Healthcare professional have a clear cut mandate of enlightening patients with all the relevant information, both desirable and undesirable, concerning a particular medical intervention before the patient can make an informed decision. This is the principle of maleficence and non-maleficence. Therefore, the principle of autonomy facilitates the informed decision making by the patient. In cases when the patient is not in the position to make their health decisions or the advance care directives are being challenged by their relatives, the doctor has the ethical mandate to act in the best interest of the patient after properly addressing the conflicting parties. The process of designing an ADC should involve the doctor so that the patients know the type of document they are signing. For example, patients who wish to receive no resuscitation, no life support, and no organ donation must be exhaustively taken through all the alternative options available and the implications of each one. If this process is clear and procedural, then in case the conflicts like family refusal of withdrawal of life support arise, the doctor has a clearly documented ADC to follow (Pearlman, 2015).

Legal and Professional Frameworks that Guide Health Profession in Australia

Legal and professional framework in Australia has its mandate based on what the Health Practitioner Regulation National Law has outlined. It is in accordance with the National Law in every state. The nursing and midwifery profession is guided by The National Board which has several roles. First, they monitor the general safety of the patients by putting in place measures that allow only ethical and highly qualified nurses and midwives to practice. Secondly, they set the models for enrolment, the ethics, codes and rules of the health care profession. Thirdly, the National Board monitors the healthcare workers who have been enrolled to if they practice within the models of competency and decision-making frameworks as per the National decision making system (Professional bounderies for nurses and midwives, 2015).

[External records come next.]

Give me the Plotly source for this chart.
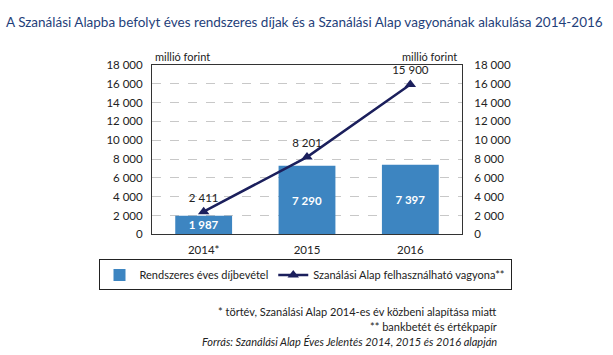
import plotly.graph_objects as go

categories = ["2014*", "2015", "2016"]
dijbevetel = [1987, 7290, 7397]
vagyon = [2411, 8201, 15900]
bar_labels = ["1 987", "7 290", "7 397"]
line_labels = ["2 411", "8 201", "15 900"]
tick_vals = list(range(0, 18001, 2000))

FONT = "Lato, Open Sans, sans-serif"
W, H = 613, 355
PL, PR, PT, PB = 152, 462, 60, 236  # plot area in pixels


def px(x):
    return x / W


def py(y):
    return 1 - y / H


fig = go.Figure()
fig.add_trace(go.Bar(
    x=categories, y=dijbevetel, name="Rendszeres éves díjbevétel",
    marker=dict(color="#3D85C1", line=dict(width=0)),
    text=bar_labels, textposition="inside", insidetextanchor="middle",
    constraintext="none",
    textfont=dict(color="white", size=11.5, family=FONT, weight="bold"),
    width=0.55,
))
fig.add_trace(go.Scatter(
    x=categories, y=vagyon, name="Szanálási Alap felhasználható vagyona**",
    mode="lines+markers+text", yaxis="y2",
    line=dict(color="#1B1F5C", width=2.5),
    marker=dict(symbol="triangle-up", size=10, color="#1B1F5C"),
    text=line_labels, textposition="top center",
    textfont=dict(color="#222222", size=11.5, family=FONT),
))

tickfont = dict(size=11.5, color="#222222", family=FONT)
axis_common = dict(range=[0, 18000], tickvals=tick_vals, tickformat=",d",
                   tickfont=tickfont, domain=[py(PB), py(PT)],
                   ticks="outside", ticklen=6, tickcolor="rgba(0,0,0,0)")
fig.update_layout(
    width=W, height=H,
    margin=dict(l=0, r=0, t=0, b=0),
    paper_bgcolor="white", plot_bgcolor="white",
    separators=", ",
    font=dict(family=FONT, color="#222222"),
    showlegend=True,
    legend=dict(orientation="h", x=px(305), xanchor="center", y=py(262), yanchor="top",
                bordercolor="#222222", borderwidth=1, font=dict(size=11, family=FONT),
                tracegroupgap=0, itemwidth=30),
    xaxis=dict(domain=[px(PL), px(PR)], showline=True, linecolor="#333333", linewidth=1,
               mirror=True, ticks="outside", ticklen=5, tickcolor="rgba(0,0,0,0)",
               tickfont=tickfont),
    yaxis=dict(**axis_common, showgrid=True, gridcolor="#C8C8C8", griddash="dash",
               showline=True, linecolor="#333333", linewidth=1, mirror=True,
               zeroline=False),
    yaxis2=dict(**axis_common, overlaying="y", side="right", showgrid=False,
                zeroline=False, anchor="x"),
    bargap=0.45,
)
fig.update_yaxes(selector=dict(side="right"), ticklen=9)

fig.add_annotation(text="A Szanálási Alapba befolyt éves rendszeres díjak és a Szanálási Alap vagyonának alakulása 2014-2016",
                   xref="paper", yref="paper", x=px(4), y=py(16),
                   xanchor="left", yanchor="middle", showarrow=False,
                   font=dict(size=13.5, color="#1F3F7A", family=FONT))
fig.add_annotation(text="millió forint", xref="paper", yref="paper", x=px(153), y=py(51),
                   xanchor="left", yanchor="middle", showarrow=False, font=dict(size=11, family=FONT))
fig.add_annotation(text="millió forint", xref="paper", yref="paper", x=px(459), y=py(51),
                   xanchor="right", yanchor="middle", showarrow=False, font=dict(size=11, family=FONT))
notes = [("* törtév, Szanálási Alap 2014-es év közbeni alapítása miatt", 316),
         ("** bankbetét és értékpapír", 332),
         ("<i>Forrás: Szanálási Alap Éves Jelentés 2014, 2015 és 2016 alapján</i>", 347)]
for t, ypix in notes:
    fig.add_annotation(text=t, xref="paper", yref="paper", x=px(499),
                       y=py(ypix), xanchor="right", yanchor="middle",
                       showarrow=False, font=dict(size=11, family=FONT))

fig.write_html("out.html")
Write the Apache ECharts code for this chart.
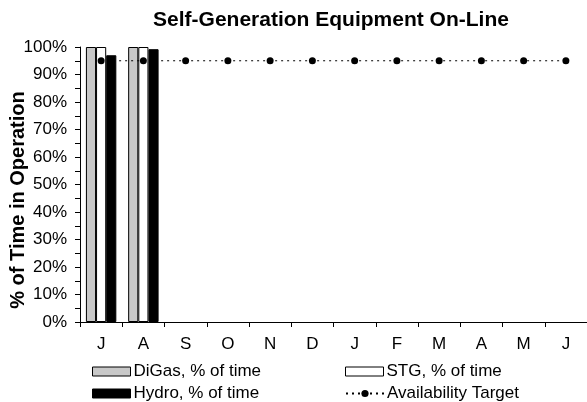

In conclusion, the above discussion clearly shows the need for every healthcare worker and patient to be well-conversant with various ethical healthcare provision issues of nowadays. Patients must know that it is their right to be well-informed by the healthcare workers about every intervention before they consent to them. They should also know that they are at liberty to refuse any form of intervention that they are uncomfortable with without fear of being victimized. The healthcare providers must be conversant with the advance care directive and know that its validity depends a lot on the clarity with which it has been designed by law. The respect of patient’s choices by healthcare professional is protected by the ethical principle of autonomy and the healthcare worker required by law to obey it. However, the patients should be guided through their choices by means of exploration of all available options. It is only after this that an informed choice is made. Therefore, before making a choice, a patient should clearly understand its benefits, its demerits, how it is to be done, and all the available alternatives. Healthcare providers should be aware of the fact that the practice of paternalism from a few decades ago is no longer acceptable. Therefore, they should be careful when exercising the ethical principle of acting in the best interest of the patient through professional consultation with the patient before they perform any medical interventions. For this reason, the role of healthcare professionals in patient decision making is to inform, advise, and clarify medical issues to the patient without coercion as well as give the patients time and room to reflect on that information before deciding on the type of intervention they are willing to submit to.